There are a few environment variables that you can use to turn on logging for the C++ outfeed receiver backend.

  • TF_CPP_MIN_LOG_LEVEL=0: will turn on INFO logging, needed for all below.

  • TF_CPP_MIN_VLOG_LEVEL=3: will make all VLOG logging up to level 3 behave like INFO logs. This may be too much, but you will see which modules are logging relevant info, and then you can select which modules to log from.

  • TF_CPP_VMODULE=<module_name>=3 (the module name can be either C++ or Python, without the extension).

You should also use the --verbosity=2 flag so that you see the logs from Python.

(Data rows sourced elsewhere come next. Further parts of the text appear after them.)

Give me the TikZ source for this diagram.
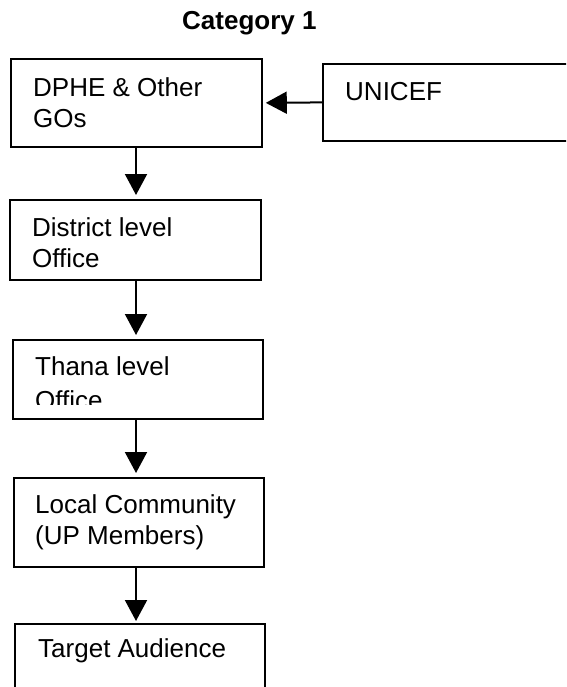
\documentclass[tikz,border=0pt]{standalone}
\usepackage{fontspec}
\setmainfont{Liberation Sans}
\usetikzlibrary{arrows.meta}
\begin{document}
\begin{tikzpicture}[x=1pt,y=-1pt,
  box/.style={draw, line width=1.8pt, rectangle, inner sep=0pt, anchor=north west},
  lbl/.style={anchor=base west, inner sep=0pt, align=left,
    font=\fontsize{26}{31}\selectfont},
  ttl/.style={anchor=base west, inner sep=0pt,
    font=\fontsize{26}{31}\selectfont\bfseries},
  arr/.style={line width=2pt, -{Triangle[width=22pt,length=21pt]}, shorten >=4pt}]
  \useasboundingbox (0,0) rectangle (566,687);
  \clip (0,0) rectangle (566,687);
  \fill[white] (0,0) rectangle (566,687);

  % heading
  \node[ttl] (title) at (182,30) {Category 1};

  % boxes
  \node[box, minimum width=251pt, minimum height=88pt] (dphe) at (10,58) {};
  \node[box, minimum width=320pt, minimum height=77pt] (unicef) at (322,63) {};
  \node[box, minimum width=251pt, minimum height=80pt] (district) at (9,199) {};
  \node[box, minimum width=250pt, minimum height=79pt] (thana) at (12,339) {};
  \node[box, minimum width=250pt, minimum height=89pt] (local) at (13,477) {};
  \node[box, minimum width=250pt, minimum height=100pt] (target) at (14,623) {};

  % box texts (the base anchor sits on the last line)
  \node[lbl] (tdphe) at (33,128) {DPHE \& Other\\GOs};
  \node[lbl] (tunicef) at (345,101) {UNICEF};
  \node[lbl] (tdistrict) at (32,267) {District level\\Office};
  \begin{scope}
    \clip (0,0) rectangle (566,404);
    \node[lbl] (tthana) at (35,409) {Thana level\\[3pt]Office};
  \end{scope}
  \node[lbl] (tlocal) at (35,544) {Local Community\\(UP Members)};
  \node[lbl] (ttarget) at (38,657) {Target Audience};

  % connectors
  \coordinate (ax) at (136,0);
  \draw[arr, shorten >=3pt] (unicef.west) -- (dphe.east);
  \draw[arr] (dphe.south -| ax) -- (district.north -| ax);
  \draw[arr] (district.south -| ax) -- (thana.north -| ax);
  \draw[arr] (thana.south -| ax) -- (local.north -| ax);
  \draw[arr, shorten >=2pt] (local.south -| ax) -- (target.north -| ax);
\end{tikzpicture}
\end{document}
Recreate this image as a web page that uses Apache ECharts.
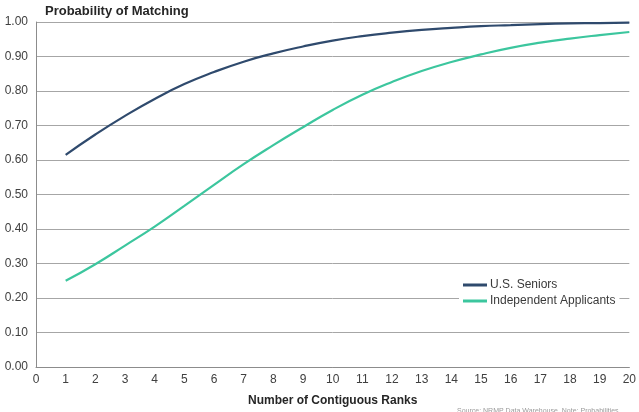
<!DOCTYPE html>
<html>
<head>
<meta charset="utf-8">
<script src="https://cdn.jsdelivr.net/npm/echarts@6/dist/echarts.min.js"></script>
<style>
  html, body { margin: 0; padding: 0; background: #fff; }
  #chart { width: 639px; height: 412px; }
</style>
</head>
<body>
<div id="chart"></div>
<script>
// Number of contiguous ranks on the rank order list
const ranks = [1, 2, 3, 4, 5, 6, 7, 8, 9, 10, 11, 12, 13, 14, 15, 16, 17, 18, 19, 20];
// Probability of matching by applicant type
const usSeniors = [0.615, 0.674, 0.728, 0.777, 0.820, 0.855, 0.885, 0.909, 0.929, 0.946,
                   0.959, 0.969, 0.977, 0.983, 0.988, 0.991, 0.994, 0.996, 0.997, 0.998];
const independentApplicants = [0.250, 0.298, 0.352, 0.407, 0.467, 0.528, 0.588, 0.643, 0.695, 0.745,
                               0.789, 0.826, 0.858, 0.884, 0.906, 0.925, 0.940, 0.952, 0.962, 0.971];
const seriesNames = ['U.S. Seniors', 'Independent Applicants'];

const font = 'Liberation Sans, Arial, sans-serif';
const chart = echarts.init(document.getElementById('chart'), null, { renderer: 'canvas' });

chart.setOption({
  backgroundColor: '#ffffff',
  animation: false,
  title: [{
    text: 'Probability of Matching',
    left: 40, top: 0,
    textStyle: { fontFamily: font, fontSize: 13, fontWeight: 'bold', color: '#262626' }
  }, {
    text: 'Source: NRMP Data Warehouse. Note: Probabilities',
    left: 452, top: 403,
    textStyle: { fontFamily: font, fontSize: 7, fontWeight: 'normal', color: '#9a9a9a' }
  }],
  grid: { left: 36, right: 6, top: 22, bottom: 44, containLabel: false },
  legend: {
    orient: 'vertical',
    left: 459, top: 277,
    itemWidth: 24, itemHeight: 3, itemGap: 4,
    backgroundColor: '#ffffff',
    padding: [2, 4, 2, 4],
    icon: 'rect',
    data: seriesNames,
    textStyle: { fontFamily: font, fontSize: 12, color: '#3a3a3a', padding: [0, 0, 0, -2] }
  },
  xAxis: {
    type: 'value',
    min: 0, max: 20, interval: 1,
    name: 'Number of Contiguous Ranks',
    nameLocation: 'middle',
    nameGap: 28,
    nameTextStyle: { fontFamily: font, fontSize: 12, fontWeight: 'bold', color: '#262626' },
    axisLine: { show: true, lineStyle: { color: '#8c8c8c', width: 1 } },
    axisTick: { show: false },
    splitLine: { show: false },
    axisLabel: { fontFamily: font, fontSize: 12, color: '#404040', margin: 7 }
  },
  yAxis: {
    type: 'value',
    min: 0, max: 1, interval: 0.1,
    axisLine: { show: true, lineStyle: { color: '#8c8c8c', width: 1 } },
    axisTick: { show: false },
    splitLine: { show: true, lineStyle: { color: '#a6a6a6', width: 1 } },
    axisLabel: {
      fontFamily: font, fontSize: 12, color: '#404040', margin: 8,
      formatter: v => v.toFixed(2)
    }
  },
  series: [{
    name: seriesNames[0],
    type: 'line',
    smooth: true,
    symbol: 'none',
    data: ranks.map((r, i) => [r, usSeniors[i]]),
    lineStyle: { color: '#2f4a6d', width: 2.2 },
    itemStyle: { color: '#2f4a6d' }
  }, {
    name: seriesNames[1],
    type: 'line',
    smooth: true,
    symbol: 'none',
    data: ranks.map((r, i) => [r, independentApplicants[i]]),
    lineStyle: { color: '#3cc69e', width: 2.2 },
    itemStyle: { color: '#3cc69e' }
  }]
});
</script>
</body>
</html>
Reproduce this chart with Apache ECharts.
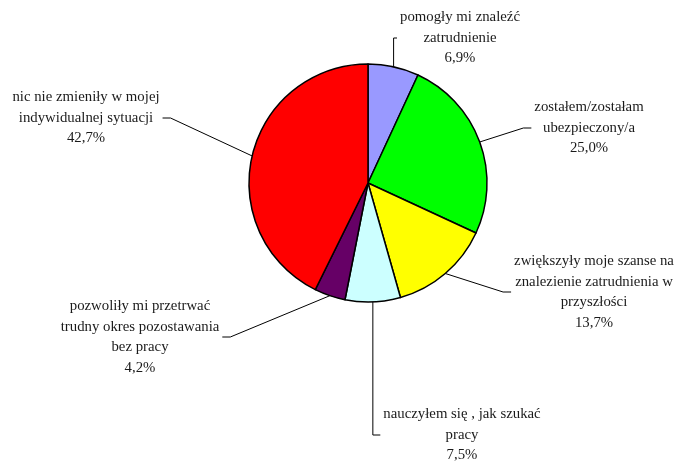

For example, you can try to enable logging in the host_callback module: TF_CPP_MIN_LOG_LEVEL=0 TF_CPP_VMODULE=host_callback=3 python tests/host_callback_test.py --verbosity=2 HostCallbackIdTapTest.test_tap_jit_simple

If you want to enable logging in lower-level implementation modules try: TF_CPP_MIN_LOG_LEVEL=0 TF_CPP_VMODULE=outfeed_receiver=3,host_callback=3,outfeed_receiver_py=3,outfeed_thunk=3,infeed_thunk=3,cpu_transfer_manager=3,cpu_runtime=3,xfeed_manager=3,pjrt_client=3 python tests/host_callback_test.py --verbosity=2 HostCallbackIdTapTest.test_tap_jit_simple

(For bazel tests use –test_arg=–vmodule=…

Still to do:
  • More performance tests.

  • Explore implementation with outside compilation for TPU.

  • Explore implementation with XLA CustomCall for CPU and GPU.

API#

id_tap(tap_func, arg, *[, result, ...])

Host-callback tap primitive, like identity function with a call to tap_func.

id_print(arg, *[, result, tap_with_device, ...])

Like id_tap() with a printing tap function.

call(callback_func, arg, *[, result_shape, ...])

Make a call to the host, and expect a result.

barrier_wait([logging_name])

Blocks the calling thread until all current outfeed is processed.

CallbackException

Signals that some callback function had exceptions.